In turn, your role comes with a great deal of responsibility; responsibility that may feel intimidating given the sensitive nature of sexual violence. In order to learn more about how faith community leaders might embrace this responsibility with confidence, compassion, and grace, I spoke with members of Christian, Jewish, and Muslim faiths about their experiences within their respective communities. I wanted to know- how do leaders in your faith community discuss sexual violence, if at all? What does your religion say about sexual violence? How can leaders in your community become more adept at responding to survivors who need support?
Throughout my conversations, some clear commonalities arose.
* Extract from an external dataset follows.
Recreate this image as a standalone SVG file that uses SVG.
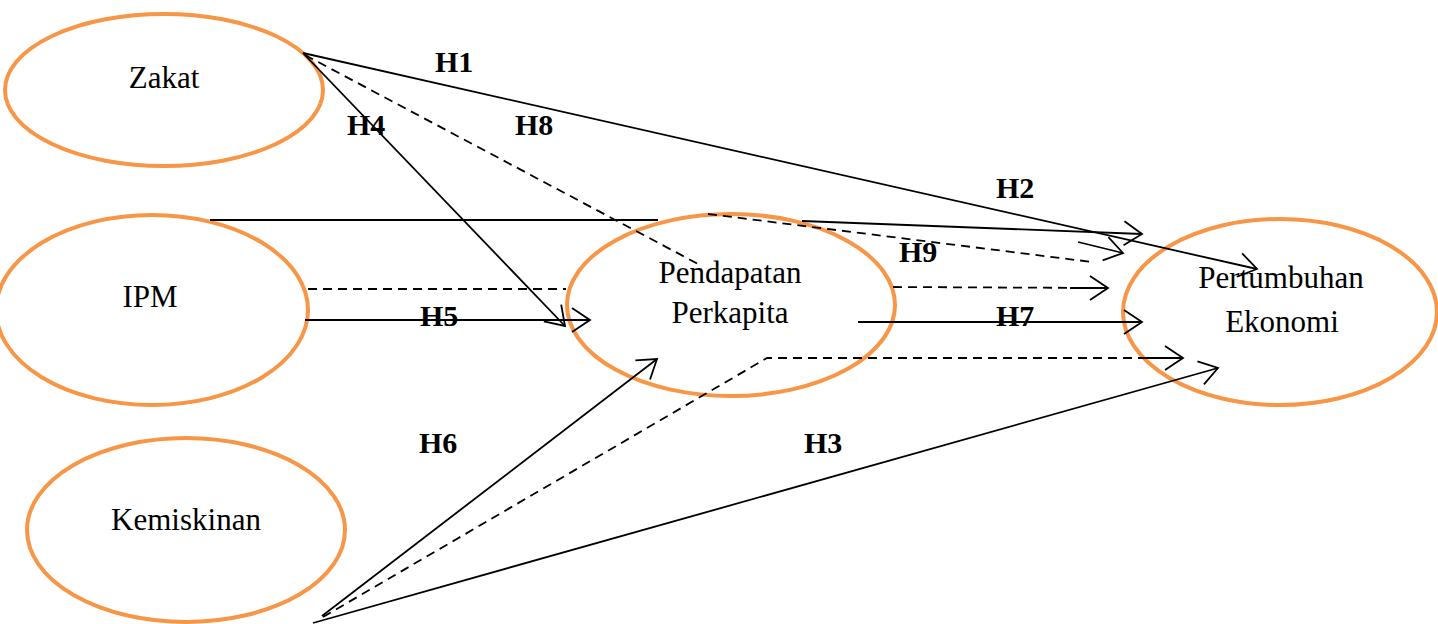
<svg xmlns="http://www.w3.org/2000/svg" width="1438" height="624" viewBox="0 0 1438 624">
<style>
.node{fill:#fff;stroke:#F79646;stroke-width:4}
.lbl{font-family:"Liberation Serif","Times New Roman",serif;font-size:31px;fill:#000;text-anchor:middle}
.h{font-family:"Liberation Serif","Times New Roman",serif;font-size:30px;font-weight:bold;fill:#000}
.ln{fill:none;stroke:#000;stroke-width:1.8}
.dash{stroke-dasharray:9 6}
</style>
<defs>
<marker id="arr" markerUnits="userSpaceOnUse" markerWidth="30" markerHeight="30" refX="20" refY="12" orient="auto" overflow="visible">
<path d="M2,0 L20,12 L2,24" fill="none" stroke="#000" stroke-width="1.8"/>
</marker>
</defs>
<rect width="1438" height="624" fill="#fff"/>
<g id="zakat"><ellipse class="node" cx="164" cy="90" rx="159" ry="76"/><text class="lbl" x="164" y="88">Zakat</text></g>
<g id="ipm"><ellipse class="node" cx="152" cy="310" rx="156" ry="95"/><text class="lbl" x="150" y="307">IPM</text></g>
<g id="kemiskinan"><ellipse class="node" cx="186" cy="530" rx="159" ry="92"/><text class="lbl" x="186" y="530">Kemiskinan</text></g>
<g id="pendapatan"><ellipse class="node" cx="731" cy="305" rx="164" ry="91"/><text class="lbl" x="730" y="283">Pendapatan</text><text class="lbl" x="730" y="323">Perkapita</text></g>
<g id="pertumbuhan"><ellipse class="node" cx="1280" cy="312" rx="157" ry="93"/><text class="lbl" x="1281" y="288">Pertumbuhan</text><text class="lbl" x="1282" y="332">Ekonomi</text></g>
<g id="connectors">
<path class="ln" d="M303,53 L1257,269" marker-end="url(#arr)"/>
<path class="ln" d="M303,53 L565,326" marker-end="url(#arr)"/>
<path class="ln dash" d="M305,55 L700,265"/>
<path class="ln" d="M210,220 H658 M802,221 L1142,234" marker-end="url(#arr)"/>
<path class="ln dash" d="M708,214 L1092,262"/>
<path class="ln" d="M1078,242 L1123,253" marker-end="url(#arr)"/>
<path class="ln dash" d="M308,289 H566 M893,287 L1108,288"/>
<path class="ln" d="M1070,288 L1108,288" marker-end="url(#arr)"/>
<path class="ln" d="M305,320 L590,320" marker-end="url(#arr)"/>
<path class="ln" d="M858,322 L1142,322" marker-end="url(#arr)"/>
<path class="ln dash" d="M323,617 L767,358 L1150,358"/>
<path class="ln" d="M1140,358 L1183,358" marker-end="url(#arr)"/>
<path class="ln" d="M322,616 L657,359" marker-end="url(#arr)"/>
<path class="ln" d="M313,623 L1218,368" marker-end="url(#arr)"/>
</g>
<g id="labels">
<text class="h" x="435" y="72">H1</text>
<text class="h" x="996" y="198">H2</text>
<text class="h" x="804" y="453">H3</text>
<text class="h" x="347" y="135">H4</text>
<text class="h" x="420" y="326">H5</text>
<text class="h" x="419" y="453">H6</text>
<text class="h" x="996" y="326">H7</text>
<text class="h" x="515" y="135">H8</text>
<text class="h" x="899" y="262">H9</text>
</g>
</svg>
I learned that while there are always exceptions, throughout various faith communities, issues of sexuality are rarely openly discussed in a religious context, let alone issues of sexual abuse and assault. While it is understandably difficult to be the one to broach these topics with members of your community, I wholeheartedly believe that children and adults alike need a safe space to discuss sexuality and sexual violence, with a religious lens, regardless of which faith community they belong to.
Shame also arose as a common theme. Many religious communities stress the importance of purity and rarely discuss sexuality in an open way, which can lead to internalized feelings of shame around the body, sexuality, and especially sexual violence. Silence, secrecy, and shame all compound someone’s trauma. While most people understandably want to believe that sexual violence doesn’t happen in their community, we know that it occurs within every kind of community, regardless of religion. When communities try to shroud or deny survivors’ pain, or fail to support people who are suffering, the suffering tends to get worse and the survivors become more and more isolated.
For example, if a teenage girl is experiencing sexual coercion within her relationship with her boyfriend, but the extent of her knowledge of sexuality within a religious framework is that of abstinence until marriage, she may be less likely to speak with someone in her faith community about her unhealthy relationship, for fear of being judged, shamed, or misunderstood.
In other words, successful support for sexual violence survivors within a faith community is a two-way street. First, the survivor must reach out to someone in their faith community, and then that person must respond appropriately, and support the survivor in accessing what they need to heal. However, it is unlikely that the survivor will reach out at all if sexuality is considered shameful within a religious context, or if the topic of sexual violence has never been addressed within their faith community.
Normalizing sexuality, and providing a safe space for members of your faith community to address sexuality, will aid in cutting down some of the shame-based barriers that survivors of sexual violence may have that stop them from reaching out to you or others in your community. This safe space could take the form of confidential discussion nights on different topics, including healthy relationships and sexuality, an anonymous forum in which members can ask questions, or even addressing sexual violence outwardly during services. Questions to spark discussion could include, “How is sexual violence a spiritual issue? What does our religious text say about sexual violence? Where can our community members go for support if they have concerns about sexual violence?”
These suggestions may seem extreme, or difficult, but I believe that addressing the issue is imperative. Failing to talk about sexual violence within your community won’t change the fact that it is affecting someone in your community right now. When members of your community suffer in this way, the entire faith community suffers. Pain that goes unacknowledged can fester and snuff out hope, compassion, and justice, the very things that faith communities strive to create and nurture.
Fortunately, you don’t have to make these changes alone. Folks like myself, who work at rape crisis centers, offer free and confidential support to survivors of sexual violence and their loved ones, and are eager to work with faith communities to address these intersections. For the spiritual wellbeing of your community, I urge you to think about ways you can create shame-free spaces for survivors of sexual violence to heal. Faith communities are some of the strongest, most compassionate groups in our world, and extending that compassion to survivors of sexual violence is a natural next step.